We now know that ventilation of a fire merely increases its intensity and lethality, without significant improvement in interior conditions, while the application of water via a minimally-air-entraining (straight) hose stream into flames or hot smoke cools the interior environment, quickly and extensively, without significant worsening.  Limiting ventilation until after the fire is controlled, and flowing water as soon as the stream can reach into an area that needs to be cooled, is the new game plan.  With that, our collective understanding, and with it the basis of our teachings, actions, and explanations, has thereby been dramatically revised, and we need to admit that the skeptical civilians were onto something.

There is an older you tube video that serves to illustrate the public’s perspective on firefighting strategy: https://www.youtube.com/watch?v=kSiwoKCiy-s  Like many firefighters, when I first viewed this routine some years ago, my amusement was from not just the comedian’s delivery, but that anyone could believe that the complex process of fire suppression was so straightforward.  Now, after digesting the fire dynamics research, and learning about the revised tactical approach that integrates those findings, my amusement has been replaced somewhat by embarrassment.  While this monologue over-simplifies the new approach, it also captures its essence:  Get water on the fire as soon as possible.
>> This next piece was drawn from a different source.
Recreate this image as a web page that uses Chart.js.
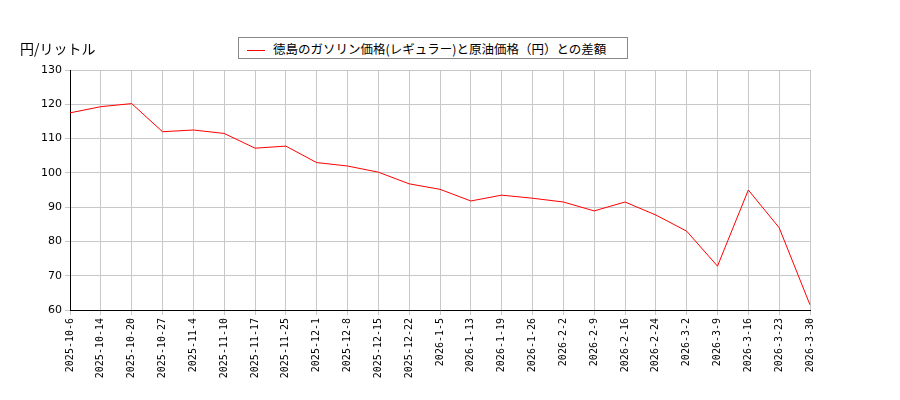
<!DOCTYPE html>
<html>
<head>
<meta charset="utf-8">
<script src="https://cdn.jsdelivr.net/npm/chart.js@4"></script>
<style>
  body { margin: 0; background: #fff; }
  #wrap { position: relative; width: 900px; height: 400px; }
  #yTitle { position: absolute; left: 20px; top: 38px; font: 14px "Noto Sans CJK JP"; color: #000; }
  #legend { position: absolute; left: 238px; top: 37px; width: 390px; height: 22px; border: 1px solid #888;
    font: 12.5px "Noto Sans CJK JP"; line-height: 22px; box-sizing: border-box; padding-left: 8px; background: #fff; }
  #legend span { display: inline-block; width: 18px; height: 0; border-top: 1.5px solid red; vertical-align: middle; margin-right: 8px; }
</style>
</head>
<body>
<div id="wrap">
  <canvas id="chart" width="900" height="400"></canvas>
  <div id="yTitle">円/リットル</div>
  <div id="legend"><span></span>徳島のガソリン価格(レギュラー)と原油価格（円）との差額</div>
</div>
<script>
// Chart data
const dates = ['2025-10-6', '2025-10-14', '2025-10-20', '2025-10-27', '2025-11-4', '2025-11-10',
  '2025-11-17', '2025-11-25', '2025-12-1', '2025-12-8', '2025-12-15', '2025-12-22', '2026-1-5',
  '2026-1-13', '2026-1-19', '2026-1-26', '2026-2-2', '2026-2-9', '2026-2-16', '2026-2-24',
  '2026-3-2', '2026-3-9', '2026-3-16', '2026-3-23', '2026-3-30'];
const priceGap = [117.5, 119.3, 120.2, 112, 112.5, 111.5, 107.2, 107.8, 103, 102, 100.2, 96.8, 95.2,
  91.8, 93.5, 92.6, 91.5, 88.9, 91.5, 87.7, 83, 72.8, 95, 84, 61.5];
const yTicks = [60, 70, 80, 90, 100, 110, 120, 130];

new Chart(document.getElementById('chart'), {
  type: 'line',
  data: {
    labels: dates,
    datasets: [{
      data: priceGap,
      borderColor: '#ff0000',
      borderWidth: 1,
      pointRadius: 0,
      tension: 0
    }]
  },
  options: {
    responsive: false,
    animation: false,
    layout: { padding: { top: 70, right: 90, left: 0, bottom: 0 } },
    plugins: { legend: { display: false }, tooltip: { enabled: false } },
    scales: {
      x: {
        offset: false,
        grid: { color: '#c8c8c8', tickLength: 5 },
        border: { color: '#000' },
        ticks: {
          color: '#000', autoSkip: false, maxRotation: 90, minRotation: 90,
          font: { family: 'DejaVu Sans Mono', size: 10 }
        },
        afterFit: (s) => { s.height = 90; }
      },
      y: {
        min: 60, max: 130,
        grid: { color: '#c8c8c8', tickLength: 5 },
        border: { color: '#000' },
        afterBuildTicks: (s) => { s.ticks = yTicks.map(v => ({ value: v })); },
        ticks: { color: '#000', font: { family: 'DejaVu Sans', size: 11 } },
        afterFit: (s) => { s.width = 70; }
      }
    }
  }
});
</script>
</body>
</html>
Additional examples of the logic of the Modern Fire Attack methods are provided to me every time I tell a non-firefighter about my current project to explain and discuss these principles.  The conversation usually goes something like this: 

Them: “What’s new with you?”

Me: “I’m blogging about a controversial new method to control structure fires.”

Them: “Oh? How is it different?” 

Me: “Well, for one thing, it calls for spraying water onto the fire as soon as possible; sometimes even from outside the building!” 
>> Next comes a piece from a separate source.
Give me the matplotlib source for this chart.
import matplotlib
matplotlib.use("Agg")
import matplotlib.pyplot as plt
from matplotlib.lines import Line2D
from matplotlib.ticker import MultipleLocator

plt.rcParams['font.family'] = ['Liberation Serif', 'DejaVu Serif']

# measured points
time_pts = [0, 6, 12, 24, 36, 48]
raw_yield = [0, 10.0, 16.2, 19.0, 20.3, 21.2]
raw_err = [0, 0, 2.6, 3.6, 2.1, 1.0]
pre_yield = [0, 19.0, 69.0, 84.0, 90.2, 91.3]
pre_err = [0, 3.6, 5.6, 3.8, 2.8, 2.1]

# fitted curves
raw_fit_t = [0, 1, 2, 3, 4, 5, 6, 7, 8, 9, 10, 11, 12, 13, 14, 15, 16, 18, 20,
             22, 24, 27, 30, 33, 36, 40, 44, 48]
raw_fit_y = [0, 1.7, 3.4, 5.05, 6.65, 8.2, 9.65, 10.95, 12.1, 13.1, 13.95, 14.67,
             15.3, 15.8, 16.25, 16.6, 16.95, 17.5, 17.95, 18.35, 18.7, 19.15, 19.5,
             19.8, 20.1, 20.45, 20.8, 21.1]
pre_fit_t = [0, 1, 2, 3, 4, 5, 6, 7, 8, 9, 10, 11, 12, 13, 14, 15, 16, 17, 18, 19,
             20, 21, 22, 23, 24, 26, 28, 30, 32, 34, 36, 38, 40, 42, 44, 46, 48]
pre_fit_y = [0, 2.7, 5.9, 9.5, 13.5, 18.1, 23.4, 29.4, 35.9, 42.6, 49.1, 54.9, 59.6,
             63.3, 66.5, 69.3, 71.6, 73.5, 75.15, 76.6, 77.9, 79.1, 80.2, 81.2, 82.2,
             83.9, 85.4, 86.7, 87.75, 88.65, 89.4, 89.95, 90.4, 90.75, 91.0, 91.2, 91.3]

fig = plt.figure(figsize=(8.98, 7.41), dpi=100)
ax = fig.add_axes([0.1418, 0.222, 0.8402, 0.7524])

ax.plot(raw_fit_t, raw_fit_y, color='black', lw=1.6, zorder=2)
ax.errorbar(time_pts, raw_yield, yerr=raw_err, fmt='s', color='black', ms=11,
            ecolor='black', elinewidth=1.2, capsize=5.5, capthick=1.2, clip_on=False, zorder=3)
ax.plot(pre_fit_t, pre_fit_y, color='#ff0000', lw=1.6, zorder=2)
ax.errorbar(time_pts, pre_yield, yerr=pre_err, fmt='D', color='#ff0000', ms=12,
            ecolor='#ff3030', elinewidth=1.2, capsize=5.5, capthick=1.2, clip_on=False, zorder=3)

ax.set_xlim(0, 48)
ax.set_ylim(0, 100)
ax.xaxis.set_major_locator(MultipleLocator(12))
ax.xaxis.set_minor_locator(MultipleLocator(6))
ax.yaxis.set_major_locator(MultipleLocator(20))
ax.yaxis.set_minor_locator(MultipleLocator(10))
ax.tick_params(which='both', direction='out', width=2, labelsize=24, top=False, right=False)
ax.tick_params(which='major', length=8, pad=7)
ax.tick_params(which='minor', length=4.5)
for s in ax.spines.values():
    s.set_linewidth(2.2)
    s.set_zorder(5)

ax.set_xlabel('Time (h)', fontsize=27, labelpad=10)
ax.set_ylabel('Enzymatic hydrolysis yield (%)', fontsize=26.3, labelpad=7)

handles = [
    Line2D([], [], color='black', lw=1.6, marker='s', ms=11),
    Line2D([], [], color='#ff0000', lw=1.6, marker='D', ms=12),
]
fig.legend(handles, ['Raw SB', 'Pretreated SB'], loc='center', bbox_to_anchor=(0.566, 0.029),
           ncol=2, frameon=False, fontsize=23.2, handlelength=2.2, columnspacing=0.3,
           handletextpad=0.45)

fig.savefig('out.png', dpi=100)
Them: “Seems like common sense. How did you fight fires before?” 

Me: “We would usually not start water flow until we entered the building and could reach the seat of the fire, and sometimes we even entered the opposite side of the structure from where the fire was burning.”
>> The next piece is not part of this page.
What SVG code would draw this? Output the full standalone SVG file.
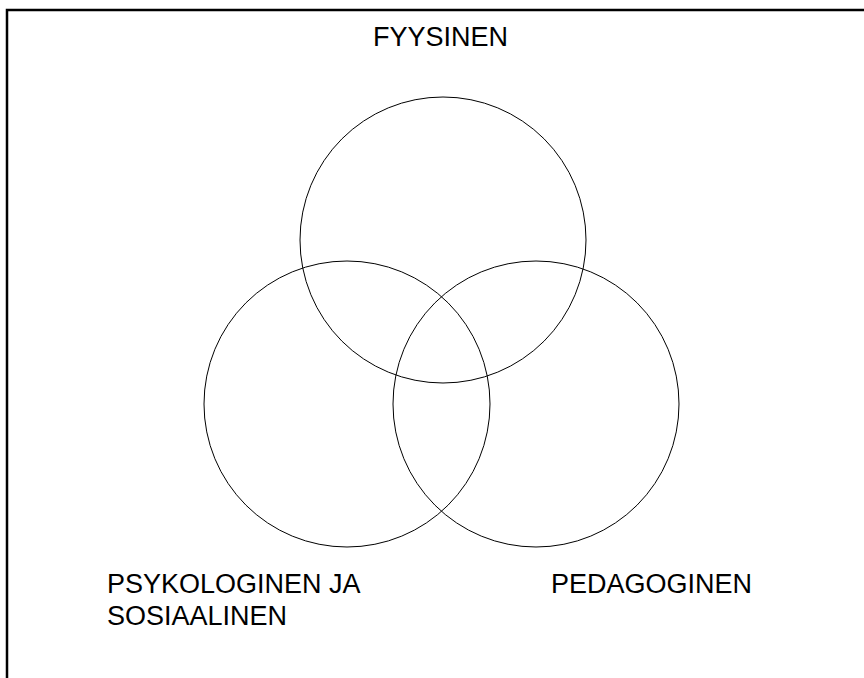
<svg xmlns="http://www.w3.org/2000/svg" width="864" height="678" viewBox="0 0 864 678">
<style>
.c{fill:none;stroke:#000;stroke-width:1}
.t{font-family:"Liberation Sans",Arial,sans-serif;font-size:27px;fill:#000}
</style>
<rect width="864" height="678" fill="#fff"/>
<path d="M7,678 V10 H864" fill="none" stroke="#000" stroke-width="2.5"/>
<g id="fyysinen"><circle class="c" cx="443" cy="240" r="143"/><text class="t" x="373" y="46">FYYSINEN</text></g>
<g id="psykologinen"><circle class="c" cx="347" cy="404" r="143"/><text class="t" x="107" y="593">PSYKOLOGINEN JA</text><text class="t" x="107" y="625">SOSIAALINEN</text></g>
<g id="pedagoginen"><circle class="c" cx="536" cy="404" r="143"/><text class="t" x="551" y="593">PEDAGOGINEN</text></g>
<g id="connectors"/>
</svg>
Them: “Why would you do it that way?”

Me: “Because we were concerned about pushing the fire further into the building or causing injuries to trapped victims from steam, and we were taught we had to apply water directly to the burning material in order to cool the interior, though recent research showed that none of those beliefs were true.”

Them: “Is anything else different?”  

Me: “Yes. We also don’t break windows or cut holes in roofs until we need to.”  

Them: “And these ‘new’ methods are ‘controversial’ how?” 

Bottom line, the SLICE-RS approach is a whole lot easier to explain to persons who don’t know how to fight fires than to those who do, and, conversely, our prior tactics are much harder to justify to such an unbiased observer.

While the difficulties involved in re-training the entire fire service regarding these concepts and techniques are substantial, and one of the purposes of this blog, they are part of the natural and necessary process of change, and will someday be but a faded memory of “the good old days”.  New firefighters will have the distinct advantage of having a blank slate on which these principles can be recorded, unsmudged by the vestiges of partially erased memories.  Plus, we’ll all benefit from a reduction in questions from bewildered bystanders who wonder why we are focussing so much effort on back doors and roofs.  All in all, the realization that our job need not be as difficult as we have made it for ourselves can, once accepted, lead us to even greater efficiency.